** START OF Excerpted data **

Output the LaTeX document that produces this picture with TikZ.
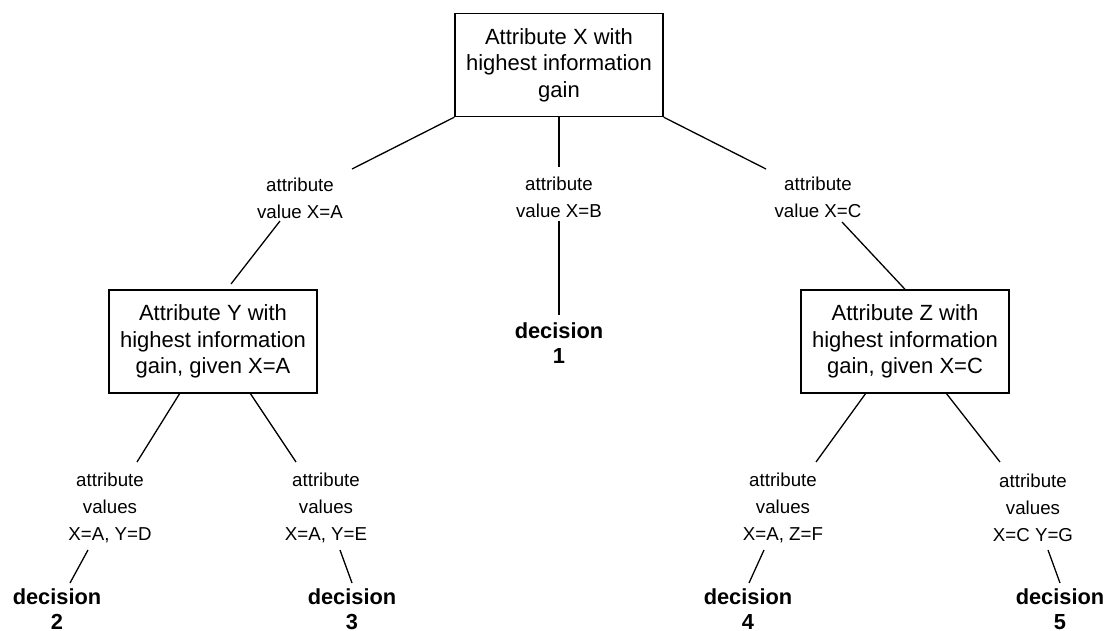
\documentclass[tikz,border=0pt]{standalone}
\usepackage{fontspec}
\setmainfont{Liberation Sans}
\begin{document}
\begin{tikzpicture}[x=1pt,y=-1pt,
  box/.style={draw,line width=1.4pt,minimum width=208pt,minimum height=103pt,inner sep=0pt,align=center,font=\fontsize{22}{26.5}\selectfont},
  lab/.style={inner sep=0pt,align=center,font=\fontsize{18.7}{27}\selectfont},
  dec/.style={inner sep=0pt,align=center,font=\fontsize{21.8}{25}\selectfont\bfseries},
  edge/.style={line width=1.3pt}]
\useasboundingbox (0,0) rectangle (1106,631);
% boxes
\node[box] (top) at (559,65) {Attribute X with\\highest information\\gain};
\node[box] (boxY) at (213,341.5) {Attribute Y with\\highest information\\gain, given X=A};
\node[box] (boxZ) at (905,341.5) {Attribute Z with\\highest information\\gain, given X=C};
% first level labels
\node[lab] (lA) at (300,198) {attribute\\value X=A};
\node[lab] (lB) at (559,197.5) {attribute\\value X=B};
\node[lab] (lC) at (818,197.5) {attribute\\value X=C};
\node[dec] (d1) at (559,343.5) {decision\\1};
% second level labels
\node[lab] (lD) at (110,508) {attribute\\values\\X=A, Y=D};
\node[lab] (lE) at (326,508) {attribute\\values\\X=A, Y=E};
\node[lab] (lF) at (783,508) {attribute\\values\\X=A, Z=F};
\node[lab] (lG) at (1033,508) {attribute\\values\\X=C Y=G};
% decisions
\node[dec] (d2) at (57,609) {decision\\2};
\node[dec] (d3) at (352,609) {decision\\3};
\node[dec] (d4) at (748,609) {decision\\4};
\node[dec] (d5) at (1060,609) {decision\\5};
% connectors top level
\draw[edge] (top.south west) -- ([shift={(52,-29)}]lA.center);
\draw[edge] ([shift={(-20,23)}]lA.center) -- ([shift={(18,-57.5)}]boxY.center);
\draw[edge] (top.south) -- ([shift={(0,-30)}]lB.center);
\draw[edge] ([shift={(0,23.5)}]lB.center) -- ([shift={(0,-28.5)}]d1.center);
\draw[edge] (top.south east) -- ([shift={(-52,-28.5)}]lC.center);
\draw[edge] ([shift={(24,24.5)}]lC.center) -- (boxZ.north);
% connectors from Y and Z
\draw[edge] ([shift={(-33,51.5)}]boxY.center) -- ([shift={(27,-46)}]lD.center);
\draw[edge] ([shift={(37,51.5)}]boxY.center) -- ([shift={(-30,-46)}]lE.center);
\draw[edge] ([shift={(-39,51.5)}]boxZ.center) -- ([shift={(33,-46)}]lF.center);
\draw[edge] ([shift={(41,51.5)}]boxZ.center) -- ([shift={(-33,-46)}]lG.center);
% connectors to decisions
\draw[edge] ([shift={(-22,42)}]lD.center) -- ([shift={(13,-26)}]d2.center);
\draw[edge] ([shift={(14,42)}]lE.center) -- ([shift={(0,-26)}]d3.center);
\draw[edge] ([shift={(-19,42)}]lF.center) -- ([shift={(1,-26)}]d4.center);
\draw[edge] ([shift={(15,42)}]lG.center) -- ([shift={(0,-26)}]d5.center);
\end{tikzpicture}
\end{document}
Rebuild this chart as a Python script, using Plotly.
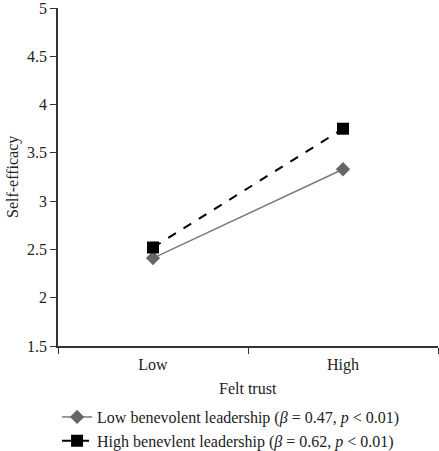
import plotly.graph_objects as go

categories = ["Low", "High"]
low_benevolent = [2.41, 3.33]
high_benevolent = [2.52, 3.75]
y_ticks = [1.5, 2, 2.5, 3, 3.5, 4, 4.5, 5]
y_tick_labels = ["1.5", "2", "2.5", "3", "3.5", "4", "4.5", "5"]

font_family = "Liberation Serif, Times New Roman, serif"

W, H = 439, 451
ML, MR, MT, MB = 58, 1, 8, 105
plot_w = W - ML - MR
plot_h = H - MT - MB

fig = go.Figure()
fig.add_trace(go.Scatter(
    x=categories, y=low_benevolent, mode="lines+markers",
    name="Low benevolent leadership (<i>β</i> = 0.47, <i>p</i> &lt; 0.01)",
    line=dict(color="#7a7a7a", width=1.5),
    marker=dict(symbol="diamond", size=11, color="#666666"),
))
fig.add_trace(go.Scatter(
    x=categories, y=high_benevolent, mode="lines+markers",
    name="High benevlent leadership (<i>β</i> = 0.62, <i>p</i> &lt; 0.01)",
    line=dict(color="#000000", width=2, dash="dash"),
    marker=dict(symbol="square", size=12, color="#000000"),
))

fig.update_layout(
    width=W, height=H,
    margin=dict(l=ML, r=MR, t=MT, b=MB, autoexpand=False),
    paper_bgcolor="white", plot_bgcolor="white",
    font=dict(family=font_family, size=16, color="#222"),
    showlegend=True,
    legend=dict(
        xref="container", yref="container",
        x=0.13, y=0.113, xanchor="left", yanchor="top",
        orientation="v", font=dict(size=16, color="#222"),
        tracegroupgap=0, itemwidth=30, bgcolor="rgba(0,0,0,0)",
    ),
    xaxis=dict(
        type="category", range=[-0.5, 1.5], tickson="boundaries",
        showline=True, linecolor="#333", linewidth=1.5,
        ticks="outside", ticklen=6, tickcolor="#333", ticklabelstandoff=3,
        showgrid=False, zeroline=False, automargin=False,
    ),
    yaxis=dict(
        range=[1.5, 5], tickvals=y_ticks, ticktext=y_tick_labels,
        showline=True, linecolor="#333", linewidth=1.5,
        ticks="outside", ticklen=6, tickcolor="#333",
        showgrid=False, zeroline=False, automargin=False,
        ticklabeloverflow="allow",
    ),
    annotations=[
        dict(text="Felt trust", xref="paper", yref="paper",
             x=0.5, y=-(388 - (H - MB)) / plot_h, xanchor="center", yanchor="middle",
             showarrow=False, font=dict(size=16)),
        dict(text="Self-efficacy", xref="paper", yref="paper",
             x=(13 - ML) / plot_w, y=0.5, xanchor="center", yanchor="middle",
             textangle=-90, showarrow=False, font=dict(size=16)),
    ],
)

fig.write_html("out.html")
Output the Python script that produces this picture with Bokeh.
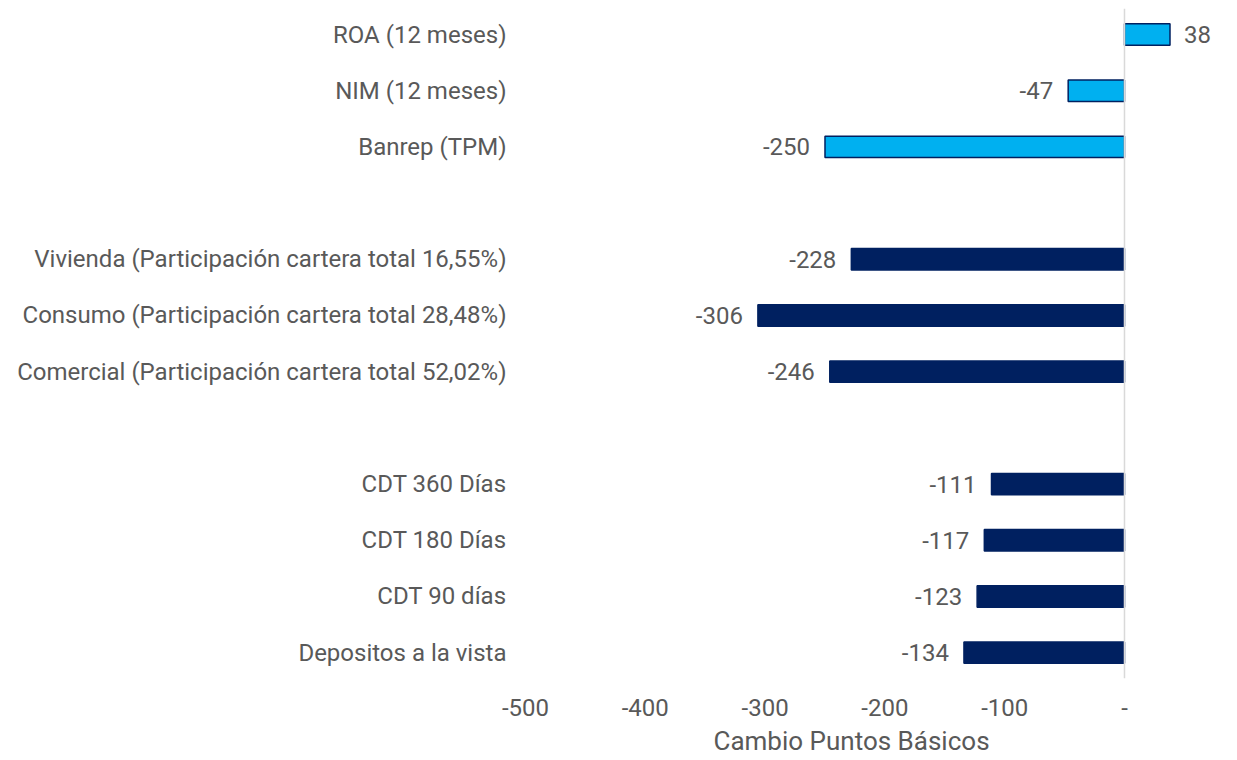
from bokeh.plotting import figure
from bokeh.models import ColumnDataSource, Range1d, FixedTicker, Span, Title
from bokeh.core.properties import value
from bokeh.embed import file_html
from bokeh.resources import INLINE

categories = ["ROA (12 meses)", "NIM (12 meses)", "Banrep (TPM)",
              "Vivienda (Participación cartera total 16,55%)",
              "Consumo (Participación cartera total 28,48%)",
              "Comercial (Participación cartera total 52,02%)",
              "CDT 360 Días", "CDT 180 Días", "CDT 90 días", "Depositos a la vista"]
values = [38, -47, -250, -228, -306, -246, -111, -117, -123, -134]
rows = [0, 1, 2, 4, 5, 6, 8, 9, 10, 11]
group = ["a", "a", "a", "b", "b", "b", "b", "b", "b", "b"]
x_ticks = [-500, -400, -300, -200, -100, 0]
x_tick_labels = ["-500", "-400", "-300", "-200", "-100", "-"]
x_title = "Cambio Puntos Básicos"

LIGHT = "#00B0F0"
NAVY = "#002060"
GREY = "#595959"
FONT = "Roboto"

fill = [LIGHT if g == "a" else NAVY for g in group]
align = ["left" if v >= 0 else "right" for v in values]
xoff = [14 if v >= 0 else -15 for v in values]

src = ColumnDataSource(dict(y=rows, v=values, fill=fill, lab=[str(v) for v in values],
                            align=align, xoff=xoff))

p = figure(width=1230, height=760, output_backend="svg", toolbar_location=None,
           x_range=Range1d(-500, 88.5), y_range=Range1d(11.46, -0.463),
           min_border_left=525, min_border_top=8, min_border_right=0, min_border_bottom=0)
p.outline_line_color = None
p.grid.grid_line_color = None

p.hbar(y="y", left=0, right="v", height=0.38, fill_color="fill", line_color=NAVY,
       line_width=1.5, source=src)
p.add_layout(Span(location=0, dimension="height", line_color="#D9D9D9", line_width=1.5))

p.text(x="v", y="y", text="lab", text_align="align", x_offset="xoff", text_baseline="middle",
       text_color=GREY, text_font_size="24px", text_font=value(FONT), source=src)

# y axis
p.yaxis.ticker = FixedTicker(ticks=rows)
p.yaxis.major_label_overrides = {r: c for r, c in zip(rows, categories)}
p.yaxis.axis_line_color = None
p.yaxis.major_tick_line_color = None
p.yaxis.minor_tick_line_color = None
p.yaxis.major_label_standoff = 13
p.yaxis.major_label_text_font = FONT
p.yaxis.major_label_text_font_size = "24px"
p.yaxis.major_label_text_color = GREY

# x axis
p.xaxis.ticker = FixedTicker(ticks=x_ticks)
p.xaxis.major_label_overrides = {t: l for t, l in zip(x_ticks, x_tick_labels)}
p.xaxis.axis_line_color = None
p.xaxis.major_tick_line_color = None
p.xaxis.minor_tick_line_color = None
p.xaxis.major_label_standoff = 14
p.xaxis.major_label_text_font = FONT
p.xaxis.major_label_text_font_size = "24px"
p.xaxis.major_label_text_color = GREY

p.add_layout(Title(text=x_title, align="left", offset=188, text_font=FONT,
                   text_font_size="26px", text_font_style="normal", text_color=GREY,
                   standoff=10), "below")

open("out.html", "w").write(file_html(p, INLINE))
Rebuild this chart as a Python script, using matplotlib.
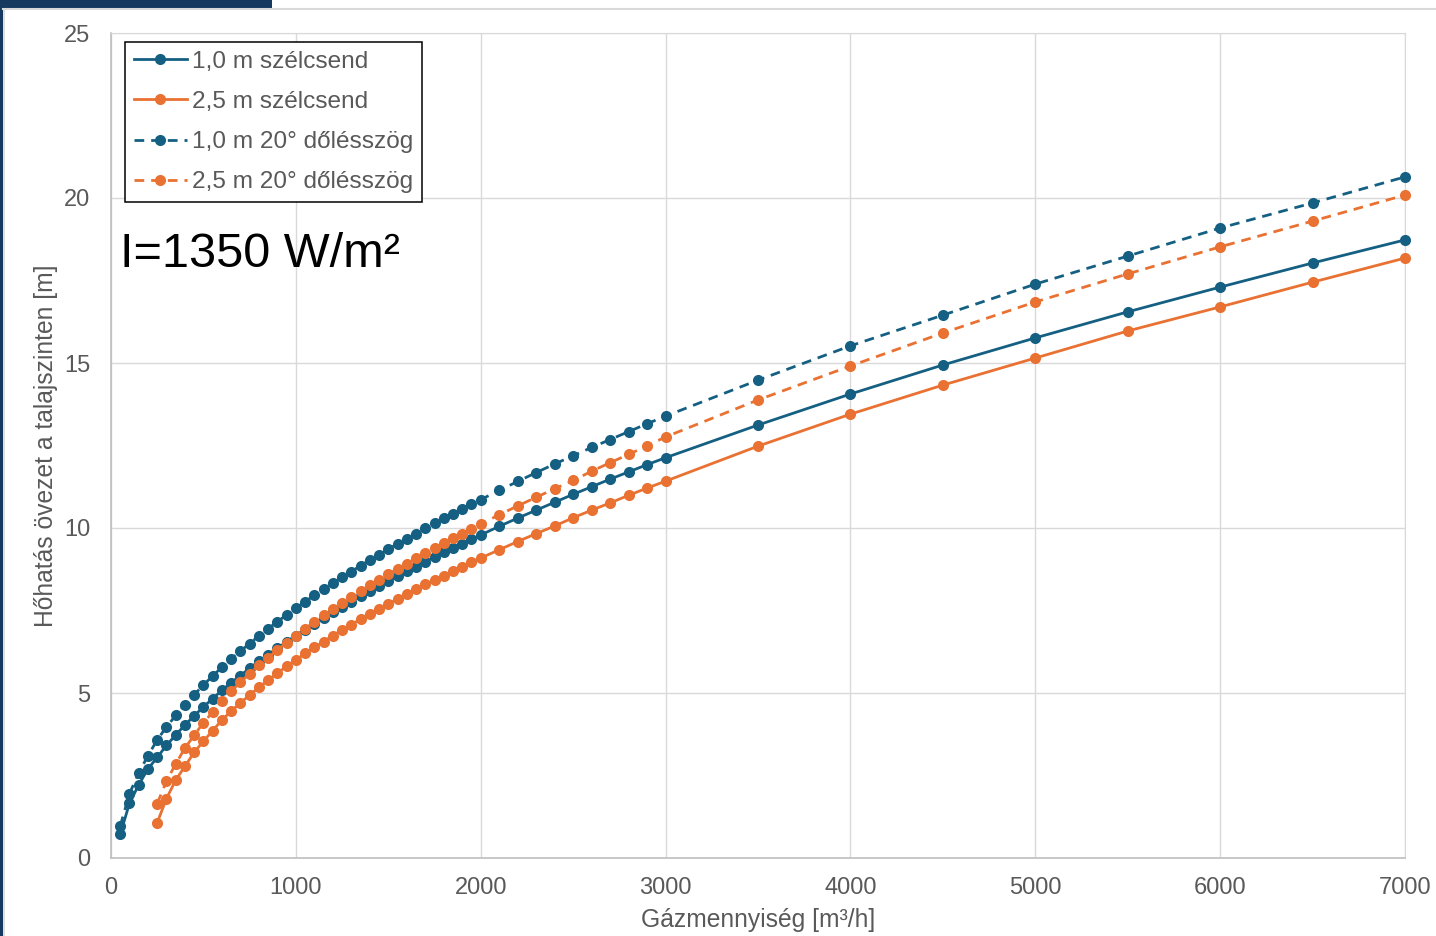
import matplotlib
matplotlib.use("Agg")
import matplotlib.pyplot as plt
from matplotlib.patches import Rectangle
from matplotlib.lines import Line2D

# gas flow [m3/h]
x_blue = [50, 100, 150, 200, 250, 300, 350, 400, 450, 500,
          550, 600, 650, 700, 750, 800, 850, 900, 950, 1000,
          1050, 1100, 1150, 1200, 1250, 1300, 1350, 1400, 1450, 1500,
          1550, 1600, 1650, 1700, 1750, 1800, 1850, 1900, 1950, 2000,
          2100, 2200, 2300, 2400, 2500, 2600, 2700, 2800, 2900, 3000,
          3500, 4000, 4500, 5000, 5500, 6000, 6500, 7000]
x_orange = [250, 300, 350, 400, 450, 500,
            550, 600, 650, 700, 750, 800, 850, 900, 950, 1000,
            1050, 1100, 1150, 1200, 1250, 1300, 1350, 1400, 1450, 1500,
            1550, 1600, 1650, 1700, 1750, 1800, 1850, 1900, 1950, 2000,
            2100, 2200, 2300, 2400, 2500, 2600, 2700, 2800, 2900, 3000,
            3500, 4000, 4500, 5000, 5500, 6000, 6500, 7000]

# ground-level radius [m]
calm_10 = [0.72, 1.66, 2.22, 2.70, 3.05, 3.41, 3.73, 4.03, 4.31, 4.58,
           4.83, 5.08, 5.31, 5.53, 5.75, 5.96, 6.16, 6.36, 6.55, 6.74,
           6.92, 7.10, 7.27, 7.44, 7.61, 7.77, 7.93, 8.09, 8.24, 8.39,
           8.54, 8.69, 8.83, 8.98, 9.12, 9.26, 9.39, 9.53, 9.66, 9.79,
           10.05, 10.30, 10.54, 10.78, 11.02, 11.25, 11.48, 11.70, 11.92, 12.13,
           13.12, 14.06, 14.94, 15.76, 16.55, 17.30, 18.03, 18.73]
tilt_10 = [0.97, 1.95, 2.58, 3.10, 3.58, 3.97, 4.32, 4.65, 4.95, 5.24,
           5.52, 5.78, 6.03, 6.27, 6.50, 6.73, 6.95, 7.16, 7.37, 7.57,
           7.77, 7.96, 8.15, 8.33, 8.51, 8.68, 8.86, 9.03, 9.19, 9.36,
           9.52, 9.68, 9.83, 9.99, 10.14, 10.29, 10.43, 10.58, 10.72, 10.86,
           11.14, 11.41, 11.68, 11.94, 12.19, 12.44, 12.68, 12.92, 13.16, 13.39,
           14.48, 15.52, 16.45, 17.39, 18.24, 19.09, 19.85, 20.64]
calm_25 = [1.07, 1.80, 2.36, 2.78, 3.20, 3.54,
           3.86, 4.18, 4.45, 4.70, 4.94, 5.17, 5.39, 5.60, 5.81, 6.00,
           6.20, 6.38, 6.56, 6.74, 6.91, 7.07, 7.24, 7.39, 7.55, 7.70,
           7.85, 8.00, 8.14, 8.29, 8.42, 8.56, 8.70, 8.83, 8.96, 9.09,
           9.34, 9.59, 9.83, 10.06, 10.31, 10.54, 10.76, 10.99, 11.21, 11.42,
           12.48, 13.45, 14.33, 15.15, 15.97, 16.70, 17.45, 18.18]
tilt_25 = [1.65, 2.33, 2.85, 3.33, 3.72, 4.10,
           4.42, 4.76, 5.05, 5.33, 5.59, 5.84, 6.07, 6.30, 6.53, 6.74,
           6.95, 7.15, 7.35, 7.54, 7.73, 7.91, 8.09, 8.26, 8.43, 8.60,
           8.76, 8.92, 9.08, 9.24, 9.39, 9.54, 9.69, 9.83, 9.98, 10.12,
           10.40, 10.67, 10.93, 11.19, 11.44, 11.72, 11.98, 12.23, 12.49, 12.76,
           13.88, 14.91, 15.91, 16.85, 17.70, 18.52, 19.30, 20.09]

labels = ["1,0 m szélcsend", "2,5 m szélcsend",
          "1,0 m 20° dőlésszög", "2,5 m 20° dőlésszög"]

BLUE = "#156082"
ORANGE = "#E97132"
NAVY = "#16395f"
TXT = "#595959"

plt.rcParams["font.family"] = ["Liberation Sans", "DejaVu Sans"]

fig = plt.figure(figsize=(14.36, 9.36), dpi=100)
ax = fig.add_axes([111 / 1436, 1 - 858 / 936, 1294 / 1436, 825 / 936])

# slide frame bits around the chart
fig.add_artist(Rectangle((0, 1 - 7.5 / 936), 272 / 1436, 7.5 / 936,
                         transform=fig.transFigure, color=NAVY, lw=0))
fig.add_artist(Rectangle((0, 0), 3 / 1436, 1, transform=fig.transFigure,
                         color=NAVY, lw=0))
fig.add_artist(Line2D([3 / 1436, 1], [1 - 9 / 936, 1 - 9 / 936],
                      transform=fig.transFigure, color="#d9d9d9", lw=1.5))
fig.add_artist(Line2D([4 / 1436, 4 / 1436], [0, 1 - 9 / 936],
                      transform=fig.transFigure, color="#d9d9d9", lw=1.2))

series = [
    (x_blue, calm_10, BLUE, "-"),
    (x_orange, calm_25, ORANGE, "-"),
    (x_blue, tilt_10, BLUE, (0, (3.5, 2.5))),
    (x_orange, tilt_25, ORANGE, (0, (3.5, 2.5))),
]
for i, (xs, ys, col, ls) in enumerate(series):
    ax.plot(xs, ys, linestyle=ls, color=col, lw=2.0, marker="o",
            markersize=8, markeredgewidth=0, label=labels[i],
            clip_on=False, zorder=3 + i)

ax.set_xlim(0, 7000)
ax.set_ylim(0, 25)
ax.set_xticks(range(0, 7001, 1000))
ax.set_yticks(range(0, 26, 5))
ax.grid(True, color="#d9d9d9", lw=1.0, zorder=0)
ax.tick_params(length=0, labelsize=17, colors=TXT)
ax.tick_params(axis="x", pad=14)
ax.tick_params(axis="y", pad=15)
for side in ["top", "right"]:
    ax.spines[side].set_color("#d9d9d9")
for side in ["left", "bottom"]:
    ax.spines[side].set_color("#bfbfbf")
    ax.spines[side].set_linewidth(1.2)

ax.set_xlabel("Gázmennyiség [m³/h]", fontsize=17.7, color=TXT)
ax.set_ylabel("Hőhatás övezet a talajszinten [m]", fontsize=17.7, color=TXT)
ax.xaxis.set_label_coords(0.5, -0.0752)
ax.xaxis.label.set_va("center")
ax.yaxis.set_label_coords(-0.0505, 0.5)
ax.yaxis.label.set_va("center")

ax.text(0.007, 0.731, "I=1350 W/m²", transform=ax.transAxes,
        fontsize=35, color="black", ha="left", va="center")

leg = ax.legend(loc="upper left", bbox_to_anchor=(0.0108, 0.989),
                borderaxespad=0, fontsize=17.6, frameon=True, fancybox=False,
                handlelength=2.2, handletextpad=0.2, labelspacing=0.74,
                borderpad=0.35, framealpha=1)
leg.get_frame().set_edgecolor("black")
leg.get_frame().set_linewidth(1.1)
for t in leg.get_texts():
    t.set_color(TXT)

fig.savefig("out.png", dpi=100, facecolor="white")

** END OF Excerpted data **

**Aim of the task**
Scan the listing above. Gather each line that contains the word "produces".

**Solution to the problem**
Output the LaTeX document that produces this picture with TikZ.
Output the Python script that produces this picture with Bokeh.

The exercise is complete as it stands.